# [Given problem]
All lines from the beginning of the listing through the line with "2416, 2496];" are to be copied word for word; the pictures are not.

# [Dataset extract]
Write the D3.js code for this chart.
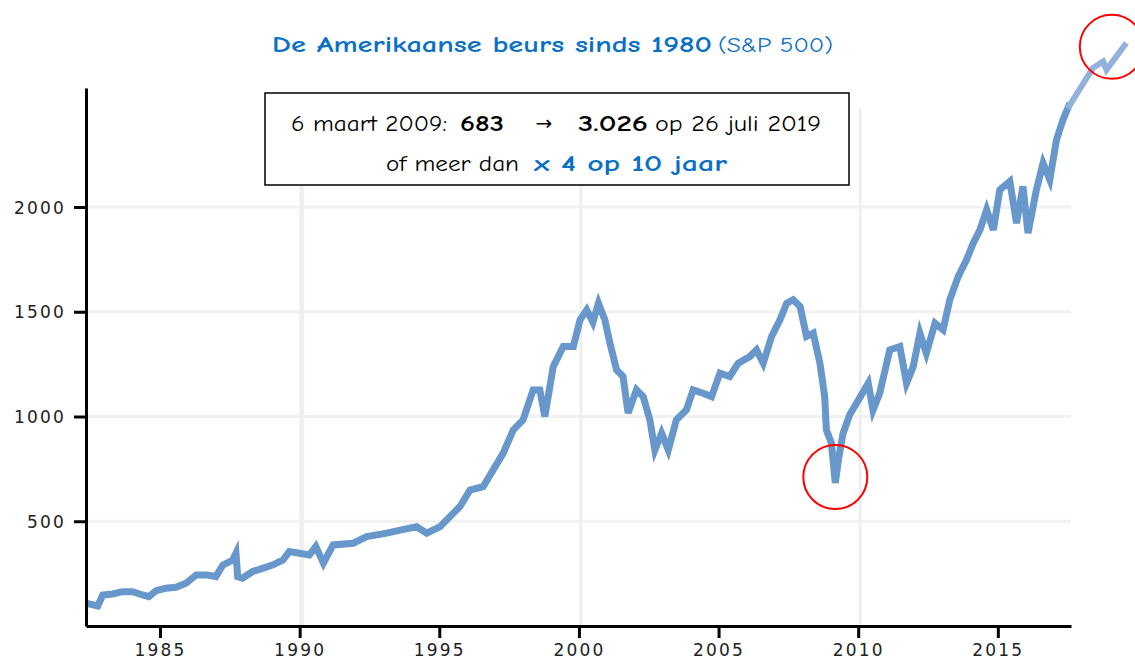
<!DOCTYPE html>
<html>
<head>
<meta charset="utf-8">
<script src="https://cdn.jsdelivr.net/npm/d3@7"></script>
<style>
	body { margin: 0; background: #fff; }
	.tick text { font-family: "DejaVu Sans", Verdana, sans-serif; font-size: 17px; letter-spacing: 2.2px; fill: #222; }
	.note { font-family: "Comic Sans MS", "Comic Neue", "Open Sans", sans-serif; }
</style>
</head>
<body>
<script>
// S&P 500 (decimal year, index level)
var years = [1982.38, 1982.77, 1982.95, 1983.30, 1983.66, 1984.02, 1984.38, 1984.60, 1984.86, 1985.20,
	1985.57, 1985.93, 1986.30, 1986.65, 1987.00, 1987.25, 1987.60, 1987.72, 1987.78, 1987.96,
	1988.30, 1988.67, 1989.03, 1989.40, 1989.63, 1989.99, 1990.35, 1990.58, 1990.85, 1991.20,
	1991.92, 1992.40, 1993.12, 1993.60, 1994.19, 1994.55, 1995.03, 1995.38, 1995.74, 1996.10,
	1996.57, 1996.93, 1997.29, 1997.65, 1998.00, 1998.36, 1998.60, 1998.78, 1999.08, 1999.44,
	1999.80, 2000.04, 2000.28, 2000.50, 2000.70, 2000.93, 2001.11, 2001.35, 2001.58, 2001.76,
	2002.06, 2002.30, 2002.54, 2002.72, 2002.96, 2003.20, 2003.49, 2003.85, 2004.09, 2004.45,
	2004.75, 2005.05, 2005.40, 2005.70, 2006.12, 2006.36, 2006.60, 2006.90, 2007.20, 2007.44,
	2007.67, 2007.92, 2008.15, 2008.39, 2008.63, 2008.80, 2008.86, 2009.04, 2009.18, 2009.30,
	2009.46, 2009.70, 2010.06, 2010.36, 2010.53, 2010.77, 2011.13, 2011.49, 2011.73, 2011.97,
	2012.21, 2012.44, 2012.75, 2013.04, 2013.28, 2013.58, 2013.88, 2014.12, 2014.36, 2014.60,
	2014.84, 2015.07, 2015.43, 2015.67, 2015.90, 2016.08, 2016.38, 2016.62, 2016.86, 2017.10,
	2017.33, 2017.58];
var values = [108, 96, 148, 153, 164, 164, 148, 140, 169, 180,
	185, 204, 244, 244, 236, 291, 315, 348, 236, 228,
	259, 275, 291, 315, 355, 347, 339, 379, 300, 387,
	395, 427, 443, 458, 474, 443, 474, 522, 570, 649,
	665, 745, 825, 936, 984, 1127, 1127, 1000, 1238, 1334,
	1334, 1461, 1509, 1450, 1541, 1461, 1350, 1222, 1191, 1016,
	1127, 1095, 984, 840, 920, 840, 984, 1032, 1127, 1111,
	1095, 1207, 1191, 1254, 1286, 1318, 1254, 1382, 1461, 1541,
	1557, 1525, 1382, 1398, 1254, 1095, 936, 873, 683, 800,
	920, 1010, 1090, 1159, 1030, 1111, 1318, 1334, 1159, 1238,
	1398, 1302, 1445, 1414, 1557, 1668, 1748, 1827, 1891, 1987,
	1891, 2082, 2122, 1923, 2098, 1875, 2082, 2209, 2130, 2321,
	2416, 2496];

// hand drawn continuation up to July 2019
var extYears = [2017.50, 2018.40, 2018.77, 2018.89, 2019.60];
var extValues = [2470, 2663, 2695, 2655, 2783];

// red circles
var circleYears = [2009.18, 2019.08];
var circleValues = [711, 2765];

var xTicks = [1985, 1990, 1995, 2000, 2005, 2010, 2015];
var xGridYears = [1990, 2000, 2010];
var yTicks = [500, 1000, 1500, 2000];

var width = 1135, height = 659;
var margin = {left: 86, right: 64, top: 88, bottom: 33};

var svg = d3.select("body").append("svg")
	.attr("width", width)
	.attr("height", height);

var xScale = d3.scaleLinear()
	.domain([1982.35, 2017.62])
	.range([margin.left, width - margin.right]);

var yScale = d3.scaleLinear()
	.domain([0, 2568])
	.range([height - margin.bottom, margin.top]);

// gridlines
svg.append("g").selectAll("line")
	.data(yTicks)
	.enter().append("line")
	.attr("x1", xScale.range()[0])
	.attr("x2", xScale.range()[1])
	.attr("y1", function(d) { return yScale(d); })
	.attr("y2", function(d) { return yScale(d); })
	.style("stroke", "#f1f1f1")
	.style("stroke-width", 3);

svg.append("g").selectAll("line")
	.data(xGridYears)
	.enter().append("line")
	.attr("x1", function(d) { return xScale(d) + 2; })
	.attr("x2", function(d) { return xScale(d) + 2; })
	.attr("y1", 108)
	.attr("y2", yScale(0))
	.style("stroke", "#efefef")
	.style("stroke-width", function(d) { return d == 1990 ? 5 : 3; });

// main series
var line = d3.line()
	.x(function(d) { return xScale(d[0]); })
	.y(function(d) { return yScale(d[1]); });

svg.append("path")
	.datum(d3.zip(years, values))
	.attr("d", line)
	.style("fill", "none")
	.style("stroke", "#6797cb")
	.style("stroke-width", 7)
	.style("stroke-linejoin", "miter");

svg.append("path")
	.datum(d3.zip(extYears, extValues))
	.attr("d", line)
	.style("fill", "none")
	.style("stroke", "#93b2db")
	.style("stroke-width", 6);

// axes
var yAxis = d3.axisLeft(yScale)
	.tickValues(yTicks)
	.tickSize(12)
	.tickSizeOuter(0)
	.tickPadding(8)
	.tickFormat(d3.format("d"));

var xAxis = d3.axisBottom(xScale)
	.tickValues(xTicks)
	.tickSize(12)
	.tickSizeOuter(0)
	.tickPadding(6)
	.tickFormat(d3.format("d"));

var gy = svg.append("g")
	.attr("class", "axis")
	.attr("transform", "translate(" + margin.left + ",0)")
	.call(yAxis);

var gx = svg.append("g")
	.attr("class", "axis")
	.attr("transform", "translate(0," + (height - margin.bottom) + ")")
	.call(xAxis);

svg.selectAll(".axis .domain").style("stroke", "#000").style("stroke-width", 3);
svg.selectAll(".axis .tick line").style("stroke", "#000").style("stroke-width", 3);
gy.selectAll(".tick text").attr("dy", "0.36em");

// circles
svg.append("g").selectAll("circle")
	.data(d3.zip(circleYears, circleValues))
	.enter().append("circle")
	.attr("cx", function(d) { return xScale(d[0]); })
	.attr("cy", function(d) { return yScale(d[1]); })
	.attr("r", 32)
	.style("fill", "none")
	.style("stroke", "#ff0000")
	.style("stroke-width", 2);

// title
var blue = "#0a70c4";
svg.append("text").attr("class", "note")
	.attr("x", 272).attr("y", 52)
	.attr("textLength", 440).attr("lengthAdjust", "spacingAndGlyphs")
	.style("font-size", "23px").style("font-weight", "bold").style("fill", blue)
	.text("De Amerikaanse beurs sinds 1980");
svg.append("text").attr("class", "note")
	.attr("x", 718).attr("y", 52)
	.attr("textLength", 115).attr("lengthAdjust", "spacingAndGlyphs")
	.style("font-size", "20px").style("fill", blue)
	.text("(S&P 500)");

// annotation box
svg.append("rect")
	.attr("x", 265).attr("y", 93)
	.attr("width", 584).attr("height", 92)
	.style("fill", "#fff")
	.style("stroke", "#000")
	.style("stroke-width", 1.5);

var parts = [
	{t: "6 maart 2009:", x: 291, w: 156, y: 131, b: false, c: "#000"},
	{t: "683", x: 460, w: 44, y: 131, b: true, c: "#000"},
	{t: "3.026", x: 578, w: 70, y: 131, b: true, c: "#000"},
	{t: "op 26 juli 2019", x: 655, w: 166, y: 131, b: false, c: "#000"},
	{t: "of meer dan", x: 386, w: 133, y: 171, b: false, c: "#000"},
	{t: "x 4 op 10 jaar", x: 534, w: 193, y: 171, b: true, c: blue}
];

svg.append("g").selectAll("text")
	.data(parts)
	.enter().append("text")
	.attr("class", "note")
	.attr("x", function(d) { return d.x; })
	.attr("y", function(d) { return d.y; })
	.attr("textLength", function(d) { return d.w; })
	.attr("lengthAdjust", "spacingAndGlyphs")
	.style("font-size", "22px")
	.style("font-weight", function(d) { return d.b ? "bold" : "normal"; })
	.style("fill", function(d) { return d.c; })
	.text(function(d) { return d.t; });

// the arrow between the two values
svg.append("text")
	.attr("x", 544).attr("y", 130)
	.attr("text-anchor", "middle")
	.style("font-family", "'DejaVu Sans', sans-serif")
	.style("font-size", "20px")
	.style("fill", "#000")
	.text("\u2192");
</script>
</body>
</html>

# [The response]
Write the D3.js code for this chart.
<!DOCTYPE html>
<html>
<head>
<meta charset="utf-8">
<script src="https://cdn.jsdelivr.net/npm/d3@7"></script>
<style>
	body { margin: 0; background: #fff; }
	.tick text { font-family: "DejaVu Sans", Verdana, sans-serif; font-size: 17px; letter-spacing: 2.2px; fill: #222; }
	.note { font-family: "Comic Sans MS", "Comic Neue", "Open Sans", sans-serif; }
</style>
</head>
<body>
<script>
// S&P 500 (decimal year, index level)
var years = [1982.38, 1982.77, 1982.95, 1983.30, 1983.66, 1984.02, 1984.38, 1984.60, 1984.86, 1985.20,
	1985.57, 1985.93, 1986.30, 1986.65, 1987.00, 1987.25, 1987.60, 1987.72, 1987.78, 1987.96,
	1988.30, 1988.67, 1989.03, 1989.40, 1989.63, 1989.99, 1990.35, 1990.58, 1990.85, 1991.20,
	1991.92, 1992.40, 1993.12, 1993.60, 1994.19, 1994.55, 1995.03, 1995.38, 1995.74, 1996.10,
	1996.57, 1996.93, 1997.29, 1997.65, 1998.00, 1998.36, 1998.60, 1998.78, 1999.08, 1999.44,
	1999.80, 2000.04, 2000.28, 2000.50, 2000.70, 2000.93, 2001.11, 2001.35, 2001.58, 2001.76,
	2002.06, 2002.30, 2002.54, 2002.72, 2002.96, 2003.20, 2003.49, 2003.85, 2004.09, 2004.45,
	2004.75, 2005.05, 2005.40, 2005.70, 2006.12, 2006.36, 2006.60, 2006.90, 2007.20, 2007.44,
	2007.67, 2007.92, 2008.15, 2008.39, 2008.63, 2008.80, 2008.86, 2009.04, 2009.18, 2009.30,
	2009.46, 2009.70, 2010.06, 2010.36, 2010.53, 2010.77, 2011.13, 2011.49, 2011.73, 2011.97,
	2012.21, 2012.44, 2012.75, 2013.04, 2013.28, 2013.58, 2013.88, 2014.12, 2014.36, 2014.60,
	2014.84, 2015.07, 2015.43, 2015.67, 2015.90, 2016.08, 2016.38, 2016.62, 2016.86, 2017.10,
	2017.33, 2017.58];
var values = [108, 96, 148, 153, 164, 164, 148, 140, 169, 180,
	185, 204, 244, 244, 236, 291, 315, 348, 236, 228,
	259, 275, 291, 315, 355, 347, 339, 379, 300, 387,
	395, 427, 443, 458, 474, 443, 474, 522, 570, 649,
	665, 745, 825, 936, 984, 1127, 1127, 1000, 1238, 1334,
	1334, 1461, 1509, 1450, 1541, 1461, 1350, 1222, 1191, 1016,
	1127, 1095, 984, 840, 920, 840, 984, 1032, 1127, 1111,
	1095, 1207, 1191, 1254, 1286, 1318, 1254, 1382, 1461, 1541,
	1557, 1525, 1382, 1398, 1254, 1095, 936, 873, 683, 800,
	920, 1010, 1090, 1159, 1030, 1111, 1318, 1334, 1159, 1238,
	1398, 1302, 1445, 1414, 1557, 1668, 1748, 1827, 1891, 1987,
	1891, 2082, 2122, 1923, 2098, 1875, 2082, 2209, 2130, 2321,
	2416, 2496];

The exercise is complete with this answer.